Furthermore, the ordinance making power of the county is specifically limited by another provision in sub-section (f), supra, namely the second sentence of the sub-section as follows —

“The board of county commissioners of a county not operating under a charter may enact, in a manner prescribed by general law, county ordinances not inconsistent with general or special law, but an ordinance in conflict with a municipal ordinance shall not be effective within the municipality to the extent of such conflict.” (Italics added.)

The only exception to this prohibition against enacting an ordinance conflicting with a local law is the one contained in sub-section (6) (d) of article VIII. This provision is as follows —

“6(d) Ordinances. Local laws relating only to unincorporated areas of a county on the effective date of this Article may be amended or repealed by county ordinance.”

This is no authority for the validity of the ordinances in question for the local laws sought to be repealed are ones affecting the whole county, not just the unincorporated areas. The civil service system of the county is not limited in its operation to the non-incorporated areas. As a matter of fact, of which the court takes judicial notice, the great majority of the county employees covered *124by the civil service laws live and work within the corporate area of the city of Pensacola. The site of the office of the civil service board and its staff, and the place of its meetings are in the county court house, located within the city of Pensacola. The clear intent of the language of sub-section (d), supra, is to grant to counties police power within the unincorporated areas of such counties, even though such may conflict with some provision of an existing local law.

The defendants contend that the prohibitions against passage of ordinances in conflict with legislative enactments apply only to future such enactments. However, there is no qualifying language which indicates such construction. The language in each instance is that no ordinances shall be inconsistent with general or special law, which means existing laws as well as future ones.

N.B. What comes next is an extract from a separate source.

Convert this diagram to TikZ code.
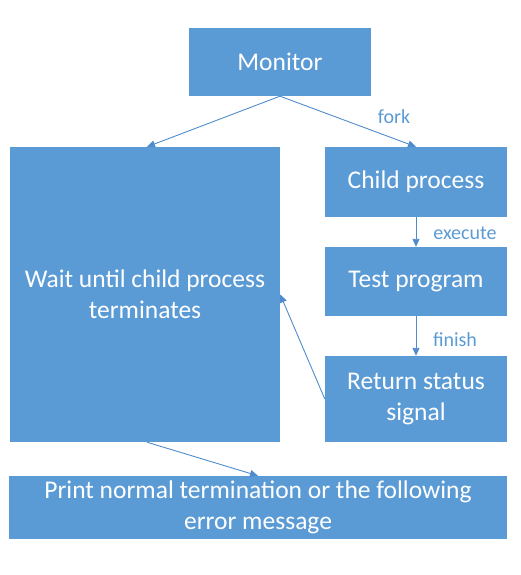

The court concludes and finds that the two ordinances in question, designated Ordinance 69-1, or Escambia 70-1, and Ordinance 69-2, or Escambia 70-2, copies of which are attached to the amended bill of complaint herein, are unconstitutional, invalid and without the power of the county of Escambia and the board of county commissioners thereof to implement and enforce, and are hereby declared to be void and of no force or legal effect whatsoever.

It is, therefore, ordered and adjudged that the two ordinances described and referred to in the last of the foregoing paragraphs be and they are declared void and of no force or legal effect, and the county of Escambia and the board of county commissioners of said county, and each member thereof, and the successors in office to the members of said board, be and they are severally, collectively and jointly permanently enjoined and restrained from committing any act or acts, and from taking any step or steps toward the enforcement or implementation of said ordinances, or either one of them.

The court has noted the prayer of the plaintiffs for an order requiring the county commissioners to pay to plaintiffs’ attorney an attorney's fee from funds appropriated to the use of the civil service board in its budget for legal services. Believing that in light of this judgment the board of county commissioners will hereafter honor the appropriate requisition for such purpose the court reserves jurisdiction herein pending action of said board of county commissioners upon such a requisition hereafter to be made.

Jurisdiction is also reserved to enter such further orders herein as hereafter become necessary for the enforcement of this judgment.